KB-P: Throughout Buffalo Girl, the human and the animal fuse—man becomes wolf, wolf is girl, girl becomes wolf. The image of the buffalo, too, hangs over the manuscript. How has your fascination with the animal and the human body changed as a result of this work?
JS: My first book was also preoccupied with animals. In that book, I was fascinated by the ways that zoos operate and how humans try to contain wildness as constantly separate from what it means to be “civilized” and human. I was also interested in how we tell stories through animals (another means of control, taming), which relates to the Little Red Riding Hood stories that factor heavily in Buffalo Girl. In Buffalo Girl, like in Savage Pageant, I’m interested in opening these tidy cages. To ask: what makes a monster, a human, a villain, an animal, a hero? And to trouble boundaries that restrict their definitions.
However, I’ve always been interested in animals—even as a young girl. I tweeted once that my poet slash villain origin story happened in third grade when a very unpopular elementary school teacher encouraged me strongly to submit a short story to a creative writing contest. I was admittedly odd and quiet as a young girl, but he said he saw something in my writing. I turned in an awful, horrific story about a whole family getting ripped apart by wolves in the woods and I gave him a copy of it to read. It didn’t win the contest and he never mentioned the story or my writing again. I think that’s all you need to know about me.

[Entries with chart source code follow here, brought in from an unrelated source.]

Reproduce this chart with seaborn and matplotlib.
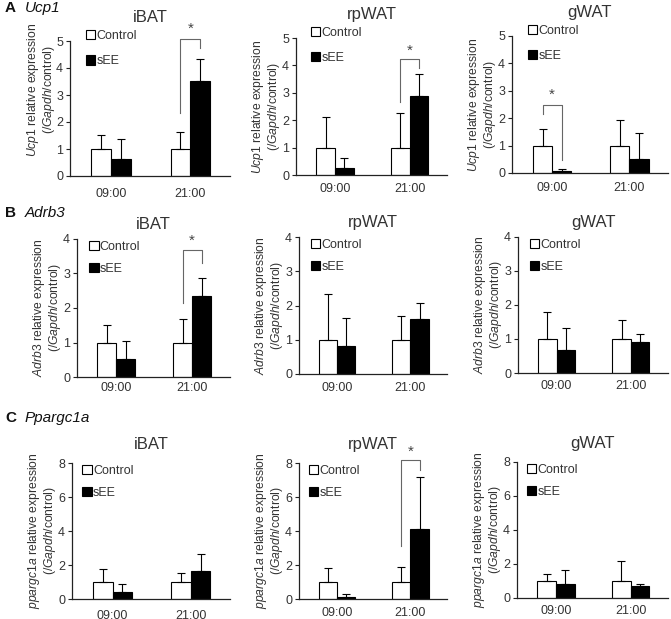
import numpy as np
import pandas as pd
import matplotlib
matplotlib.use("Agg")
import matplotlib.pyplot as plt
import seaborn as sns
from matplotlib.patches import Patch

# ---- data ----
times = ["09:00", "21:00"]
groups = ["Control", "sEE"]
tissues = ["iBAT", "rpWAT", "gWAT"]
genes = ["Ucp1", "Adrb3", "Ppargc1a"]
ylab_genes = ["Ucp1", "Adrb3", "ppargc1a"]
letters = ["A", "B", "C"]
ymax = [5, 4, 8]
ystep = [1, 1, 2]

ctrl_mean = [1.0, 1.0]

# sEE means, [09:00, 21:00], per tissue
ucp1_see = [[0.62, 3.52], [0.27, 2.87], [0.07, 0.52]]
adrb3_see = [[0.52, 2.35], [0.83, 1.62], [0.67, 0.90]]
ppargc1a_see = [[0.42, 1.62], [0.12, 4.14], [0.83, 0.68]]

# upper SD, control
ucp1_ctrl_sd = [[0.53, 0.63], [1.12, 1.27], [0.60, 0.93]]
adrb3_ctrl_sd = [[0.50, 0.68], [1.35, 0.68], [0.80, 0.57]]
ppargc1a_ctrl_sd = [[0.75, 0.53], [0.80, 0.87], [0.39, 1.20]]

# upper SD, sEE
ucp1_see_sd = [[0.76, 0.83], [0.36, 0.80], [0.08, 0.93]]
adrb3_see_sd = [[0.53, 0.52], [0.80, 0.45], [0.65, 0.25]]
ppargc1a_see_sd = [[0.48, 1.02], [0.17, 3.05], [0.84, 0.14]]

see_means = [ucp1_see, adrb3_see, ppargc1a_see]
ctrl_sds = [ucp1_ctrl_sd, adrb3_ctrl_sd, ppargc1a_ctrl_sd]
see_sds = [ucp1_see_sd, adrb3_see_sd, ppargc1a_see_sd]

# significance brackets: (gene, tissue) -> (time idx, top, left end, right end, star y)
brackets = {
    (0, 0): (1, 5.07, 2.32, 4.73, 5.45),
    (0, 1): (1, 4.24, 2.68, 3.90, 4.55),
    (0, 2): (0, 2.48, 2.17, 0.49, 2.84),
    (1, 0): (1, 3.69, 2.14, 3.30, 3.95),
    (2, 1): (1, 8.15, 3.13, 7.60, 8.65),
}

# ---- layout (pixels): left, right, top, bottom of each axes ----
W, H = 671, 619
boxes = [
    [(70, 230, 41, 176), (296, 447, 38, 175), (512, 668, 36, 173)],
    [(77, 230, 239, 377), (299, 447, 237, 374), (518, 668, 237, 373)],
    [(72, 230, 463, 599), (299, 447, 463, 599), (517, 668, 462, 598)],
]
xpads = [[8.4, 5.6, 6.3], [3.4, 5.6, 4.8], [7.7, 5.6, 4.8]]
ylpads = [[-1, 0, 0], [0, 0, 0], [0, 0, 0]]
yl_y = [[0.64, 0.5, 0.5], [0.5, 0.5, 0.5], [0.5, 0.5, 0.5]]
title_pad = [14, 7, 10]
leg_anchor = [(0.10, 1.08), (0.08, 0.985), (0.065, 0.985)]
leg_spacing = [1.05, 0.8, 0.8]
letter_y = [8, 213, 418]

plt.rcParams["font.family"] = ["Liberation Sans", "DejaVu Sans"]
plt.rcParams["mathtext.fontset"] = "custom"
plt.rcParams["mathtext.rm"] = "Liberation Sans"
plt.rcParams["mathtext.it"] = "Liberation Sans:italic"

fig = plt.figure(figsize=(W / 100, H / 100), dpi=100)
txt_col = "#333333"

for g in range(3):
    fig.text(5 / W, 1 - letter_y[g] / H, letters[g], fontsize=11, fontweight="bold",
             va="center", ha="left", color="#111111")
    fig.text(25 / W, 1 - letter_y[g] / H, genes[g], fontsize=11, style="italic",
             va="center", ha="left", color="#111111")
    for t in range(3):
        l, r, top, bot = boxes[g][t]
        ax = fig.add_axes([l / W, 1 - bot / H, (r - l) / W, (bot - top) / H])
        df = pd.DataFrame({
            "time": times * 2,
            "group": ["Control"] * 2 + ["sEE"] * 2,
            "value": ctrl_mean + see_means[g][t],
        })
        sns.barplot(data=df, x="time", y="value", hue="group", order=times,
                    hue_order=groups, palette={"Control": "white", "sEE": "black"},
                    edgecolor="black", linewidth=0.8, width=0.5, errorbar=None,
                    legend=False, ax=ax)
        xs = np.arange(2)
        ax.errorbar(xs - 0.125, ctrl_mean, yerr=[np.zeros(2), ctrl_sds[g][t]],
                    fmt="none", ecolor="black", elinewidth=0.8, capsize=3, capthick=0.8)
        ax.errorbar(xs + 0.125, see_means[g][t], yerr=[np.zeros(2), see_sds[g][t]],
                    fmt="none", ecolor="black", elinewidth=0.8, capsize=3, capthick=0.8)

        if (g, t) in brackets:
            i, yt, yl, yr, ys = brackets[(g, t)]
            ax.plot([i - 0.125, i - 0.125, i + 0.125, i + 0.125], [yl, yt, yt, yr],
                    color="#666666", lw=0.8, clip_on=False)
            ax.text(i, ys, "*", ha="center", va="center", fontsize=11, color="#444444")

        ax.set_xlim(-0.52, 1.5)
        ax.set_ylim(0, ymax[g])
        ax.set_yticks(np.arange(0, ymax[g] + 0.1, ystep[g]))
        ax.set_xlabel("")
        ax.set_ylabel("$\\it{" + ylab_genes[g] + "}$ relative expression\n(/$\\it{Gapdh}$/control)",
                      fontsize=8.7, color=txt_col, labelpad=ylpads[g][t], linespacing=1.05)
        ax.yaxis.label.set_y(yl_y[g][t])
        ax.set_title(tissues[t], fontsize=12, color=txt_col, pad=title_pad[g])
        for s in ["top", "right"]:
            ax.spines[s].set_visible(False)
        for s in ["left", "bottom"]:
            ax.spines[s].set_color("#222222")
            ax.spines[s].set_linewidth(0.9)
        ax.tick_params(axis="x", length=0, pad=xpads[g][t], labelsize=9, labelcolor=txt_col)
        ax.tick_params(axis="y", length=3, width=0.8, pad=2, labelsize=9,
                       labelcolor=txt_col, color="#222222")
        ax.set_facecolor("none")

        handles = [Patch(facecolor="white", edgecolor="black", linewidth=0.8),
                   Patch(facecolor="black", edgecolor="black", linewidth=0.8)]
        ax.legend(handles, groups, loc="upper left", bbox_to_anchor=leg_anchor[g],
                  frameon=False, handlelength=0.75, handleheight=0.75,
                  handletextpad=0.1, labelspacing=leg_spacing[g], fontsize=9,
                  borderaxespad=0, borderpad=0, labelcolor=txt_col)

fig.savefig("out.png", dpi=100)
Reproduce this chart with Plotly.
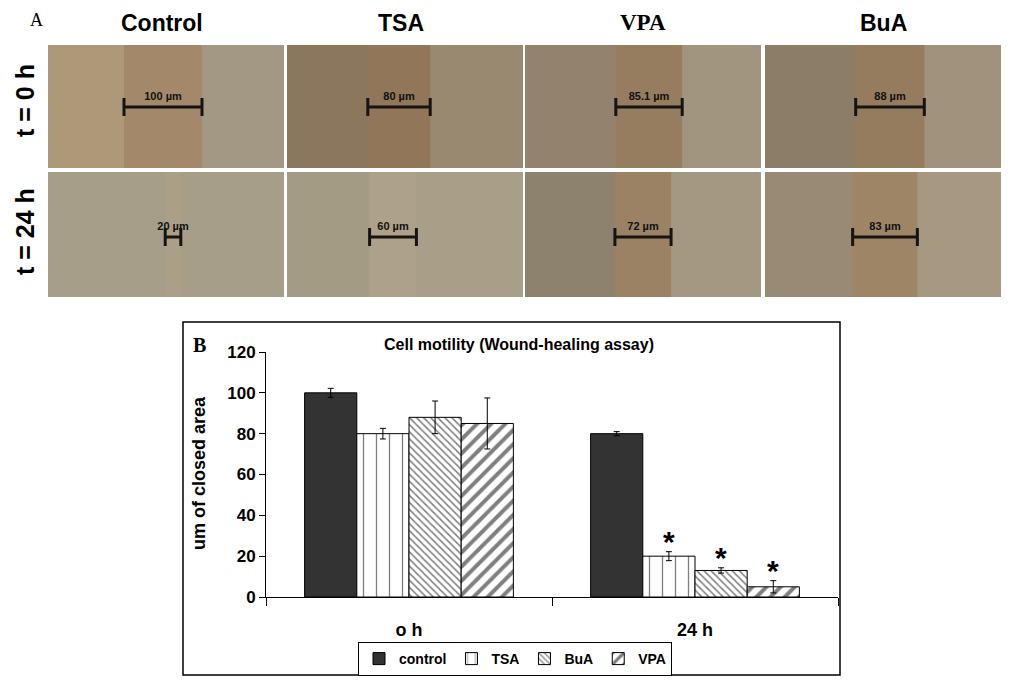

KP-F: How have your experiences as a literary editor informed your practice as a writer?
JS: It’s a privilege to get first dibs on reading what people are writing all around you. It keeps me on my toes. And it also keeps me abreast of what isn’t being done yet, which I’m always trying to grasp in my writing and in my reading of other poets to publish.
KB-P: What did you learn about yourself in the undertaking of this collection?
JQS: I must have been a carnivorous animal in a past life. Likely nocturnal.
KB-P: Are you currently working on anything now? Are there any new projects in your future that you’re particularly excited about?
I’m currently writing into a book project that deeply considers the Internet, Marie Antoinette, and forms of messy female embodiment, self-destruction, immortality, and death. It might take me a lifetime to complete. And I have a long-standing project thinking about US American forms of sports and spectacle, particularly in connection to my own relationship to long-distance running that was so important to a much younger iteration of myself.